• [PROBLEM DETAILS]
Exactly retype the lines from the one containing "Output the web" through the one containing "const xTickVals = [0, 1, 2, 3];"; both ends count, pictures do not.

• [DATA FOR THIS EXERCISE]
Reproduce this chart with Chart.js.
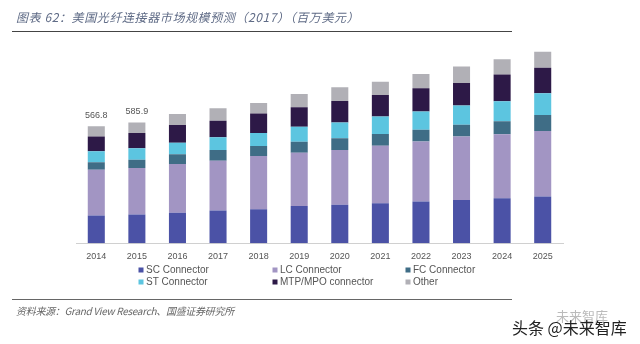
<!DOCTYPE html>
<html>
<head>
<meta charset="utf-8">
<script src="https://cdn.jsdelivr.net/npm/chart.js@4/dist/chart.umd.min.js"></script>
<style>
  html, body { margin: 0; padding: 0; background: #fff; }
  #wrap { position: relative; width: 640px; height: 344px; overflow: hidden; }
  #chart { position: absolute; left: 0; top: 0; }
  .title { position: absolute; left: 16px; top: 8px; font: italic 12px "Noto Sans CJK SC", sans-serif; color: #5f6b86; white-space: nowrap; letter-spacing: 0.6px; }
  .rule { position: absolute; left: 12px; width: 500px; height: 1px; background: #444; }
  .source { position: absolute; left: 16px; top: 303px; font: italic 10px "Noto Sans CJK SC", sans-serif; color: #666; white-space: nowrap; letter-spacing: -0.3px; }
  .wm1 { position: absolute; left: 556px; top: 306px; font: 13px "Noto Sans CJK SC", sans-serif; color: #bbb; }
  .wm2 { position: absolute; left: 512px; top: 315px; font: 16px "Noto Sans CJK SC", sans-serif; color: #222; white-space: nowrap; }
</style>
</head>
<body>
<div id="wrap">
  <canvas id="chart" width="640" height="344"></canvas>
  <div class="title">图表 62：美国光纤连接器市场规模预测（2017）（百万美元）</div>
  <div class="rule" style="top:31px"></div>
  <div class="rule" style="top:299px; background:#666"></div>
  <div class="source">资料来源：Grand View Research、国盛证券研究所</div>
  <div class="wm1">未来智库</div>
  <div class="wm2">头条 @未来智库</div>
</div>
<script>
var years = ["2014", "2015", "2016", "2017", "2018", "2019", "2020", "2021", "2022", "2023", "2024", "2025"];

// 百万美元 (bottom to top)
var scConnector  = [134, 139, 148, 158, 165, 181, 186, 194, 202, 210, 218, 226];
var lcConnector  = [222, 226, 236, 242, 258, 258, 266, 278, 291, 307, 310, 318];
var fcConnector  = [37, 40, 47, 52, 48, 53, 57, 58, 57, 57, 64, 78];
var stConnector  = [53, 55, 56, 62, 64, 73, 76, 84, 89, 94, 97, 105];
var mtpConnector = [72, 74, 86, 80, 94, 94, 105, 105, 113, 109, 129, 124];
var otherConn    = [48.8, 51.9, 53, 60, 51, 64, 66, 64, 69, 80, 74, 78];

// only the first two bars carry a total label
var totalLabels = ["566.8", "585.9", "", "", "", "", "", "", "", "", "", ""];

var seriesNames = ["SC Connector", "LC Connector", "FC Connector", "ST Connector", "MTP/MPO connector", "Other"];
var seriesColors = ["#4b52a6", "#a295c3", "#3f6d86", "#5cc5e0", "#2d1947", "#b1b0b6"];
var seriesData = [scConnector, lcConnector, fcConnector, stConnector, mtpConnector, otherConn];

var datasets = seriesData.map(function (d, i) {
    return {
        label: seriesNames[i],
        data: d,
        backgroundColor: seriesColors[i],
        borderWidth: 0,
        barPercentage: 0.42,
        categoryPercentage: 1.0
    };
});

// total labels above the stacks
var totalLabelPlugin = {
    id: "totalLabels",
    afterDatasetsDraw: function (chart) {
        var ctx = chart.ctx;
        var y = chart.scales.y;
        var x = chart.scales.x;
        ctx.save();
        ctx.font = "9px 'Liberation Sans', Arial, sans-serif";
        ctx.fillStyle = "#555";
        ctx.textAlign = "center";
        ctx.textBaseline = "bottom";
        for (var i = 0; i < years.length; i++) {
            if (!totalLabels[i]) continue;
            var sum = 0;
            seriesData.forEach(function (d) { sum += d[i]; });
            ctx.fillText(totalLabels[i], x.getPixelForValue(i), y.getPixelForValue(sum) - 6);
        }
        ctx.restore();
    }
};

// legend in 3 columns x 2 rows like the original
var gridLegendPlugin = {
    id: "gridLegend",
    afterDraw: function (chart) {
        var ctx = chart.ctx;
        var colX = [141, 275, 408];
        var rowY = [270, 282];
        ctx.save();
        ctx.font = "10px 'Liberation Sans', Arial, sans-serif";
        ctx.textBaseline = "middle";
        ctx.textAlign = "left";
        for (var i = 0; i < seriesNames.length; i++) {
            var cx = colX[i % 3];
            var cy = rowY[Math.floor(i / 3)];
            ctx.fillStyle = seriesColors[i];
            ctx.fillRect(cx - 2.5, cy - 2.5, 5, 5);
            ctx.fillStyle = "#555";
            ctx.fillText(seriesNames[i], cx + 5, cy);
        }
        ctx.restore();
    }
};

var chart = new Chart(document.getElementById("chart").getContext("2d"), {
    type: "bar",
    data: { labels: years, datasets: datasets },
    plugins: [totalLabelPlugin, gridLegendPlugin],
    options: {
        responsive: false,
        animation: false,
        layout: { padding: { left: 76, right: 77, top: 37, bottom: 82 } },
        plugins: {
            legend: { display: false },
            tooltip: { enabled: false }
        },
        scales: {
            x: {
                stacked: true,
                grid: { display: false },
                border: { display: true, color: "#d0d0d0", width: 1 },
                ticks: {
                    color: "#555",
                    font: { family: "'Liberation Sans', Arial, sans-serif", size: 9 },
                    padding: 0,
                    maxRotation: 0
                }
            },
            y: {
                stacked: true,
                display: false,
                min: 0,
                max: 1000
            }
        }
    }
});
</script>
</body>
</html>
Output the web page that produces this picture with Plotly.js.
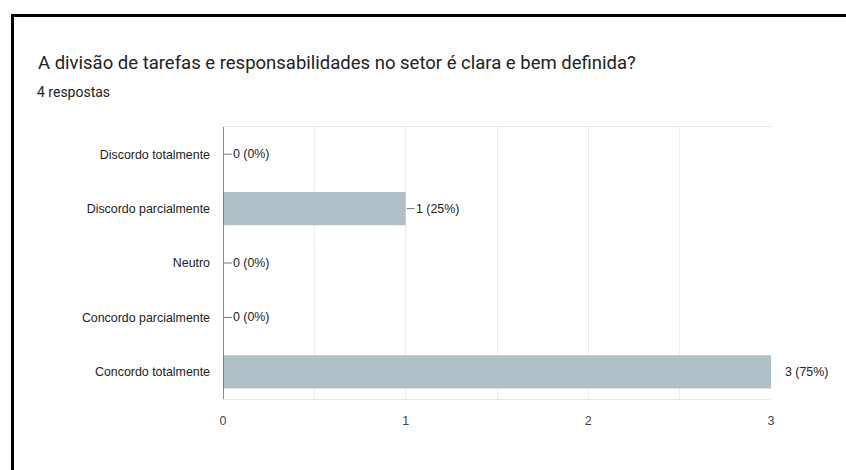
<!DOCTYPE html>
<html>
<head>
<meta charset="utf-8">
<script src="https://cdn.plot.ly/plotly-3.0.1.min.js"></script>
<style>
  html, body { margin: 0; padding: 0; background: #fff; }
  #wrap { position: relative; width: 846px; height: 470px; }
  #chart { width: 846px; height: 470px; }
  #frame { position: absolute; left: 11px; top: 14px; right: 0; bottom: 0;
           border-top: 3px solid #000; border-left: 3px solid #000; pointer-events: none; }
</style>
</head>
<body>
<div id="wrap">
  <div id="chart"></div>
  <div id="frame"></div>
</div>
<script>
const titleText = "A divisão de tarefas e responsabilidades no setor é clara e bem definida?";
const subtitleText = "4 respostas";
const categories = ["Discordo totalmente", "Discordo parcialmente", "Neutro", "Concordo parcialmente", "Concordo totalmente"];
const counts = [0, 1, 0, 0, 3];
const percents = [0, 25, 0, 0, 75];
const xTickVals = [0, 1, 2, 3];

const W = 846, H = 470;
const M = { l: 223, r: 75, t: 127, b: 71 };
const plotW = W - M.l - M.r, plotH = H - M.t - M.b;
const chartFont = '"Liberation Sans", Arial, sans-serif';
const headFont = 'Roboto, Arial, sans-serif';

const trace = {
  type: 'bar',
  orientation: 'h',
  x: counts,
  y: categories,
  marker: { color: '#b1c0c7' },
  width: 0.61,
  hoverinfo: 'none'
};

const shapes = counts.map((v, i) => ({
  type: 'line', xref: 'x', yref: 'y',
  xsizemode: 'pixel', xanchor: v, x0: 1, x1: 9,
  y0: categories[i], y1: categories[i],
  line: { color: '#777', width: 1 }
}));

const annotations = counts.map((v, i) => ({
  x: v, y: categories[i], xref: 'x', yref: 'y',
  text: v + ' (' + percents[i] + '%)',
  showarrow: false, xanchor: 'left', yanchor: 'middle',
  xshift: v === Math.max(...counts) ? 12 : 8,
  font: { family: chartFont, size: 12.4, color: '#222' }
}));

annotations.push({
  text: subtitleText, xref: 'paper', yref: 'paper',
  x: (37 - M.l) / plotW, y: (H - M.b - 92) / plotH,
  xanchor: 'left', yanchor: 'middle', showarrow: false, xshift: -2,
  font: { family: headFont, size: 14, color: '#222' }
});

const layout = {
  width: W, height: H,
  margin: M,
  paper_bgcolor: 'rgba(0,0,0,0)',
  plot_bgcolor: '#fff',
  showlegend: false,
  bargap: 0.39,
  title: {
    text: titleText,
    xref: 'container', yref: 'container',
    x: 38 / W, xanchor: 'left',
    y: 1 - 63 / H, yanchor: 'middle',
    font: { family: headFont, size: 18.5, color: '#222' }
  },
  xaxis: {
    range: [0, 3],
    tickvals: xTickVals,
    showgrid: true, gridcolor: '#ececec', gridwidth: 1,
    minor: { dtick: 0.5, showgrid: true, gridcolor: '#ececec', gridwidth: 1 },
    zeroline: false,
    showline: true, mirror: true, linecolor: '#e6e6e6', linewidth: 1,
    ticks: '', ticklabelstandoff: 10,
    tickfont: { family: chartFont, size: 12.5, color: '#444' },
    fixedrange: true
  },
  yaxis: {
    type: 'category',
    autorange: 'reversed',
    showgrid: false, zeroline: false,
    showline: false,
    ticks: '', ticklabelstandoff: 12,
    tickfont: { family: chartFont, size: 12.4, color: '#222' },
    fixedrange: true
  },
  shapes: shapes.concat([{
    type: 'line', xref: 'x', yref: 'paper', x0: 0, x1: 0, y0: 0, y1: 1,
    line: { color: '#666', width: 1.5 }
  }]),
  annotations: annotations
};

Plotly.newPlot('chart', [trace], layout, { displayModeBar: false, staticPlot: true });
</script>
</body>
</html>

• [WORKED SOLUTION]
Output the web page that produces this picture with Plotly.js.
<!DOCTYPE html>
<html>
<head>
<meta charset="utf-8">
<script src="https://cdn.plot.ly/plotly-3.0.1.min.js"></script>
<style>
  html, body { margin: 0; padding: 0; background: #fff; }
  #wrap { position: relative; width: 846px; height: 470px; }
  #chart { width: 846px; height: 470px; }
  #frame { position: absolute; left: 11px; top: 14px; right: 0; bottom: 0;
           border-top: 3px solid #000; border-left: 3px solid #000; pointer-events: none; }
</style>
</head>
<body>
<div id="wrap">
  <div id="chart"></div>
  <div id="frame"></div>
</div>
<script>
const titleText = "A divisão de tarefas e responsabilidades no setor é clara e bem definida?";
const subtitleText = "4 respostas";
const categories = ["Discordo totalmente", "Discordo parcialmente", "Neutro", "Concordo parcialmente", "Concordo totalmente"];
const counts = [0, 1, 0, 0, 3];
const percents = [0, 25, 0, 0, 75];
const xTickVals = [0, 1, 2, 3];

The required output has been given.